Ciò che precede vorrebbe avere la natura del Flaschenpost celaniano, del messaggio in bottiglia - e quindi un eventuale carattere fàtico e performativo - piuttosto che assumere il ruolo maldestro di illustrare un frammentario quanto superfluo manifesto programmatico per quell'occasione di incontri che prende il nome di Comunicare fa male. Non ci si chieda, pertanto, un rigore metodologico o formale consacrato da qualsivoglia abitudine "informativa". La rassegna di passi "altrui" è orbata di riferimenti ai luoghi e agli autori, perché la citazione deve trovar la sua ragion d'essere nel percorso della scrittura, anche senza indicazione di paternità. Comunque, palesata o no la fonte, pensare citare commentare restano sempre, anche, modi del ringraziare *. Per concludere: tra l'assunto generico e cautamente pedagogico di fornire suggestioni, strumenti concettuali, occasioni percettive per sfuggire al "cerchio incantato" della cosiddetta cultura di massa, e la prassi anarchico-velleitaria di un continuo sovvertimento della prigione di ordini simbolici e di inerzia civile - che caratterizzano questa nostra esangue e al contempo sanguinosa fin de siècle - sembra spalancarsi una distanza incolmabile.
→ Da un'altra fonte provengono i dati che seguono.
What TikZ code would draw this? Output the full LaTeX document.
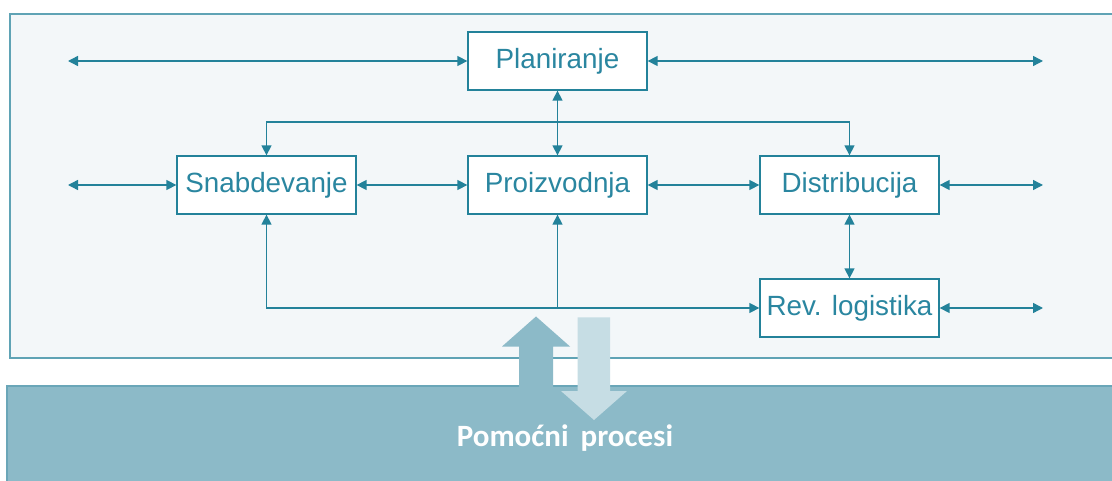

Sta all'immaginazione, alla volontà e al piacere di chi partecipa (di chi partecipa, in primis, dell'urgenza e del lusso di questi problemi) smentire, pur nell'estrema umiltà della situazione, ogni facile tentazione disfattista (sit venia verbi). La gioia problematica che si conquista giorno per giorno non ha nulla a che vedere né con la dyalecticorum garrulitas e con l'ironia supponente di tanta classe intellettual-frustrata o intellettual-dominante, né con il sarcasmo del presunto vincitore. È vino di luce del sole che si consuma instancabile; è azzurro del cielo eminentemente tragico e inattuale. A buon bevitore poche parole...

Federico Nobili


* E non per restituire il maltolto, dunque, ma per rendere grazie, nominiamo qui di seguito tutti coloro che sono stati saccheggiati, letteralmente o per parafrasi, senza il pudore grafico di faticose virgolette: Antonin Artaud, Karl Barth, Georges Bataille, Carmelo Bene, Gottfried Benn, Walter Benjamin, Gesualdo Bufalino, Massimo Cacciari, Guy Debord, Gilles Deleuze e Félix Guattari, Erri De Luca, Francis Scott Fitzgerald, Enrico Ghezzi, Franz Kafka, Jacques Lacan, Nicolas Malebranche, Carlo Michelstaedter, Charles Olson, Francesco Petrarca, Edoardo Sanguineti, Baruch Spinoza, Georg Trakl, Raoul Vaneigem.